■ PROMPT ■
Your task is to retype the lines from the opening of the material through the line that includes "ys = alt.Scale(domain=[-2.5, 7], nice=False, zero=False)". Do not copy the pictures.

##########

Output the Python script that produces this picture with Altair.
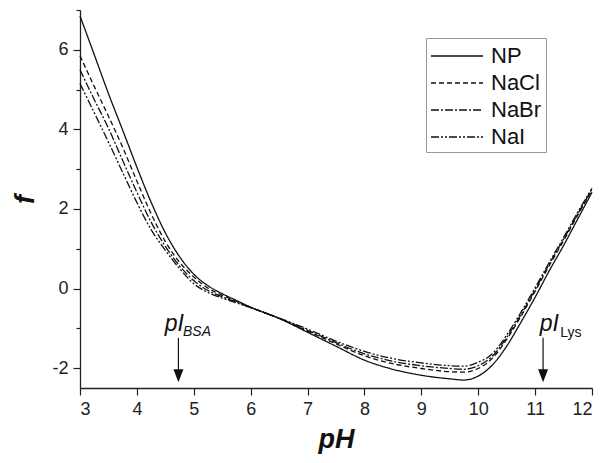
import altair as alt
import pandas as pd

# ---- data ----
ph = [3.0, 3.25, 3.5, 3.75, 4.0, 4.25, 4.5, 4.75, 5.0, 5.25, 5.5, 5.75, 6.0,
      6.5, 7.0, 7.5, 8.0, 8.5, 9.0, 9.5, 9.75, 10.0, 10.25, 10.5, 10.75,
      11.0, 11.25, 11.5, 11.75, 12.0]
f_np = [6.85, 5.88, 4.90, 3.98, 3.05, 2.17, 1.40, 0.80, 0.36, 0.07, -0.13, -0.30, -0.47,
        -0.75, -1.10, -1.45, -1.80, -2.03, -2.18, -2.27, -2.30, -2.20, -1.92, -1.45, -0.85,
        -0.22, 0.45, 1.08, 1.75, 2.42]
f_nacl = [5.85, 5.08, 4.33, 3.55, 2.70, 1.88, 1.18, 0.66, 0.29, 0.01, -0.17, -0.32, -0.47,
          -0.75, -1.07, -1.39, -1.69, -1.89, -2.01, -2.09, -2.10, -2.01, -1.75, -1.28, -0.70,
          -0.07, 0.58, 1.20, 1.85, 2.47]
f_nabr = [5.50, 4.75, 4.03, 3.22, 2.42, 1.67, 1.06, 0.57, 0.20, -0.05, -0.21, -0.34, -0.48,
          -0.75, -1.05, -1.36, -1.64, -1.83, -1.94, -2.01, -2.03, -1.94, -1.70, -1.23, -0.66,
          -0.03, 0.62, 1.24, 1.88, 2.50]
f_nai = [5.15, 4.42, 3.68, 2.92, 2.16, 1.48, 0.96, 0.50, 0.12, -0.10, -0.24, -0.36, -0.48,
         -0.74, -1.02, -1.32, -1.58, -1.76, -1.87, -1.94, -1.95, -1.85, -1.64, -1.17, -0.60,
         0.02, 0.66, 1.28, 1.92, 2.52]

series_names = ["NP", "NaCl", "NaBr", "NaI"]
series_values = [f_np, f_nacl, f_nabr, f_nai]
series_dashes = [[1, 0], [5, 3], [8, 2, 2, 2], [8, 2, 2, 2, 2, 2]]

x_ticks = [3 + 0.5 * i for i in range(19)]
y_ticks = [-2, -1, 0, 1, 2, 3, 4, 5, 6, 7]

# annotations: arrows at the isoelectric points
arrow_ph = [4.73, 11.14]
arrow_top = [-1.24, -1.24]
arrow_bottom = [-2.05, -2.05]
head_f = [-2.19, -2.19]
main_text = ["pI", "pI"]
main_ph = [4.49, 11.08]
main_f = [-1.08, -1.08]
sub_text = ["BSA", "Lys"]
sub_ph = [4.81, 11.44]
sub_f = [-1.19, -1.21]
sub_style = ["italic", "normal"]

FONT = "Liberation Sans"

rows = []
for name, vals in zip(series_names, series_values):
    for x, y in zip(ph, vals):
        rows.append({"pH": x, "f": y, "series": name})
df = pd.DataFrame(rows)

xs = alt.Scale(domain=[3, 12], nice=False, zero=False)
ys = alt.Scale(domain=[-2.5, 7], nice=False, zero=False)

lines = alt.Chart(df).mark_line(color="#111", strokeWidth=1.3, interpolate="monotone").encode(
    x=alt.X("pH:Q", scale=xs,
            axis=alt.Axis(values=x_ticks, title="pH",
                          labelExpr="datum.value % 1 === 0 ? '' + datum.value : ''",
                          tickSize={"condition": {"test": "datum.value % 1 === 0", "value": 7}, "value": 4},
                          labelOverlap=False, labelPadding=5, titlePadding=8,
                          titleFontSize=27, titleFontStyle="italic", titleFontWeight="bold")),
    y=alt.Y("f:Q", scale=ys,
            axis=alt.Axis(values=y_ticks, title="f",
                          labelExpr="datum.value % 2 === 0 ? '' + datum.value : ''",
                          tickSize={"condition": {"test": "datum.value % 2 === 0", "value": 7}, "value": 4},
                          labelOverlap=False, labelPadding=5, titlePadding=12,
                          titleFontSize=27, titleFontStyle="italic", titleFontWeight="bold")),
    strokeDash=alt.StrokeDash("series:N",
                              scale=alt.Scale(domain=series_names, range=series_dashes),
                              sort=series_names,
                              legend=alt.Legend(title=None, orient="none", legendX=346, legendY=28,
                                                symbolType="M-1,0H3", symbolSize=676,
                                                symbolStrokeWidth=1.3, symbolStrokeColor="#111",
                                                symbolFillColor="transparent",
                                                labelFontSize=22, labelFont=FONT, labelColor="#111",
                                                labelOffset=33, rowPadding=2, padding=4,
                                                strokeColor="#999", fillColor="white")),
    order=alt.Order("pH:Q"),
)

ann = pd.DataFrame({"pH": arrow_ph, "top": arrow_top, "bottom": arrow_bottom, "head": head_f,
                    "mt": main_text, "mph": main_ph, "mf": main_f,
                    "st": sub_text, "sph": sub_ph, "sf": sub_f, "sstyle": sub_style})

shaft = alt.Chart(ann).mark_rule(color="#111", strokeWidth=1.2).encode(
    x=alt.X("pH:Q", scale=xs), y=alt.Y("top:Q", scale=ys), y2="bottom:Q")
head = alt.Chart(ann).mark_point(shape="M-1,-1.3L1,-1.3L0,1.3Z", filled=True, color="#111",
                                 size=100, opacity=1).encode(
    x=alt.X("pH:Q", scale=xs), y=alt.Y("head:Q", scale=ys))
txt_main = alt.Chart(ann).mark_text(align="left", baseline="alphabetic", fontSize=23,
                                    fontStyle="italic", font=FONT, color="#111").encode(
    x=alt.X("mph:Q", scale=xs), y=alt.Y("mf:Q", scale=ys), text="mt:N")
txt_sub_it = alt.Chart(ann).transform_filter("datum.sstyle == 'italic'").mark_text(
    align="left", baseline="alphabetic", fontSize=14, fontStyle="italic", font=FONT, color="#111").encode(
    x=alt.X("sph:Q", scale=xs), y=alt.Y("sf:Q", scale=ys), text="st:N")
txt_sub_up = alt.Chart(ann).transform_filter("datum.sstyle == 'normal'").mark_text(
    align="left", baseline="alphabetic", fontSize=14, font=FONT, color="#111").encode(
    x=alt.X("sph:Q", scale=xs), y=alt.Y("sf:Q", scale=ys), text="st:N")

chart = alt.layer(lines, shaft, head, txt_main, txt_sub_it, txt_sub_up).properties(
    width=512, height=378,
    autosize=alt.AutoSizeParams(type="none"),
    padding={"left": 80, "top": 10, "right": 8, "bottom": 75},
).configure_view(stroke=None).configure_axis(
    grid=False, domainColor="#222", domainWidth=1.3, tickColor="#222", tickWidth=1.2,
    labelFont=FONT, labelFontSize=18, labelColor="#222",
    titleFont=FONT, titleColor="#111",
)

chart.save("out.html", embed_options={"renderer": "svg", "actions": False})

##########

■ OUTPUT OF THE EXERCISE ■
Output the Python script that produces this picture with Altair.
import altair as alt
import pandas as pd

# ---- data ----
ph = [3.0, 3.25, 3.5, 3.75, 4.0, 4.25, 4.5, 4.75, 5.0, 5.25, 5.5, 5.75, 6.0,
      6.5, 7.0, 7.5, 8.0, 8.5, 9.0, 9.5, 9.75, 10.0, 10.25, 10.5, 10.75,
      11.0, 11.25, 11.5, 11.75, 12.0]
f_np = [6.85, 5.88, 4.90, 3.98, 3.05, 2.17, 1.40, 0.80, 0.36, 0.07, -0.13, -0.30, -0.47,
        -0.75, -1.10, -1.45, -1.80, -2.03, -2.18, -2.27, -2.30, -2.20, -1.92, -1.45, -0.85,
        -0.22, 0.45, 1.08, 1.75, 2.42]
f_nacl = [5.85, 5.08, 4.33, 3.55, 2.70, 1.88, 1.18, 0.66, 0.29, 0.01, -0.17, -0.32, -0.47,
          -0.75, -1.07, -1.39, -1.69, -1.89, -2.01, -2.09, -2.10, -2.01, -1.75, -1.28, -0.70,
          -0.07, 0.58, 1.20, 1.85, 2.47]
f_nabr = [5.50, 4.75, 4.03, 3.22, 2.42, 1.67, 1.06, 0.57, 0.20, -0.05, -0.21, -0.34, -0.48,
          -0.75, -1.05, -1.36, -1.64, -1.83, -1.94, -2.01, -2.03, -1.94, -1.70, -1.23, -0.66,
          -0.03, 0.62, 1.24, 1.88, 2.50]
f_nai = [5.15, 4.42, 3.68, 2.92, 2.16, 1.48, 0.96, 0.50, 0.12, -0.10, -0.24, -0.36, -0.48,
         -0.74, -1.02, -1.32, -1.58, -1.76, -1.87, -1.94, -1.95, -1.85, -1.64, -1.17, -0.60,
         0.02, 0.66, 1.28, 1.92, 2.52]

series_names = ["NP", "NaCl", "NaBr", "NaI"]
series_values = [f_np, f_nacl, f_nabr, f_nai]
series_dashes = [[1, 0], [5, 3], [8, 2, 2, 2], [8, 2, 2, 2, 2, 2]]

x_ticks = [3 + 0.5 * i for i in range(19)]
y_ticks = [-2, -1, 0, 1, 2, 3, 4, 5, 6, 7]

# annotations: arrows at the isoelectric points
arrow_ph = [4.73, 11.14]
arrow_top = [-1.24, -1.24]
arrow_bottom = [-2.05, -2.05]
head_f = [-2.19, -2.19]
main_text = ["pI", "pI"]
main_ph = [4.49, 11.08]
main_f = [-1.08, -1.08]
sub_text = ["BSA", "Lys"]
sub_ph = [4.81, 11.44]
sub_f = [-1.19, -1.21]
sub_style = ["italic", "normal"]

FONT = "Liberation Sans"

rows = []
for name, vals in zip(series_names, series_values):
    for x, y in zip(ph, vals):
        rows.append({"pH": x, "f": y, "series": name})
df = pd.DataFrame(rows)

xs = alt.Scale(domain=[3, 12], nice=False, zero=False)
ys = alt.Scale(domain=[-2.5, 7], nice=False, zero=False)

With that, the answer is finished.